Thought Leadership is a phrase that’s evolved in online communities to describe those individuals who become a hub within online conversations. These individuals are very recognizable. Their opinions are watched by hundreds, and often thousands, who share a common interest. Their online publishing power is driven by their social network as much as their individual ideas. And when they do publish their opinion, people seem to jump! Jump you say? How so? It’s difficult to explain. Thought Leaders are in a very interesting position. Not all readers are supporters. And in some cases, the naysayers can outnumber their supporters. It’s not that their opinions are the most respected (although this is the case for some, and an ideal position, really), it’s that their voice drives others to respond. The end result is that they set online conversational direction, and if they enter into a particular discussion, that issue will be heard. These individuals carry an immense amount of ‘web profile’ power.
For a lawyer who wishes to drive their personal brand through the roof, becoming a Thought Leader can deliver one of the longest lasting effects possible. Done properly, the position of being a Thought Leader could create value for a lifetime, or at least as long as one’s professional career.

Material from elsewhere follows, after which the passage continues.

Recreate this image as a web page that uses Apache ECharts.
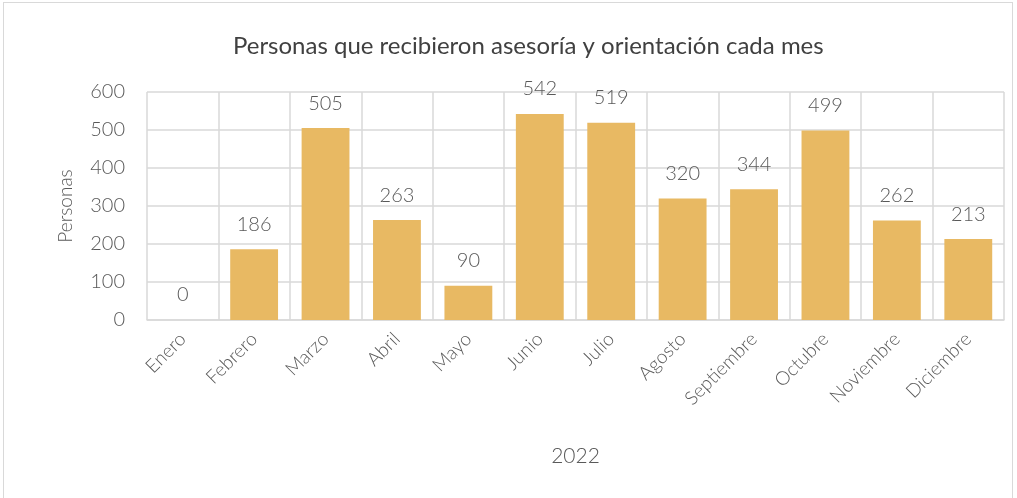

So what are the benefits of being a Thought Leader? If we consider the fact that links are the currency of the modern web, and that incoming links are one of the key elements to boosting Google rankings, Thought Leaders are often in an ideal position to generate ‘buzz’ related to their online presence. Those who believe that the web simply bounces from one innovation to the next should learn that the effects of Thought Leadership transcend the internet trend of the moment. The method of publication is unimportant. It might be a blog post, a threaded discussion, or a list of bookmarks to what that person is reading — no matter: it is the ‘brand’ of the Thought Leader that observers are watching. When web technology changes, these individuals simply move on to embrace the new.
Another benefit worth noting is the amount of personal control retained by these individuals. The degree of success can obviously vary, but as an example, consider the many lawyers who are currently investing their time blogging. These lawyers decide when they have time to contribute, write commentary in smaller ‘chunks’, and can focus exclusively on the narrow facets that they find interesting.
The results that can be achieved, again from a business perspective, have been repeatedly demonstrated with current blogging leaders, and are difficult to refute:
- Increased media exposure;
- A devoted referral network;
- Increased offers to do speaking engagements;
- More writing & publishing opportunities;
- A dominant presence in the search engines; and finally,
- Behind-the-scenes exchanges with other experts, which increases one’s exposure to an industry’s leading strategies & tactics.
Being an online Thought Leader means that you truly are a hub of your intellectual and social sphere. By keeping a balance between substantive discussion and social exchanges, Lawyers have the opportunity to increase both their ‘image’ of being an expert, and backing up their professional credibility with commentary that demonstrates, and qualifies, their knowledge with potential clients.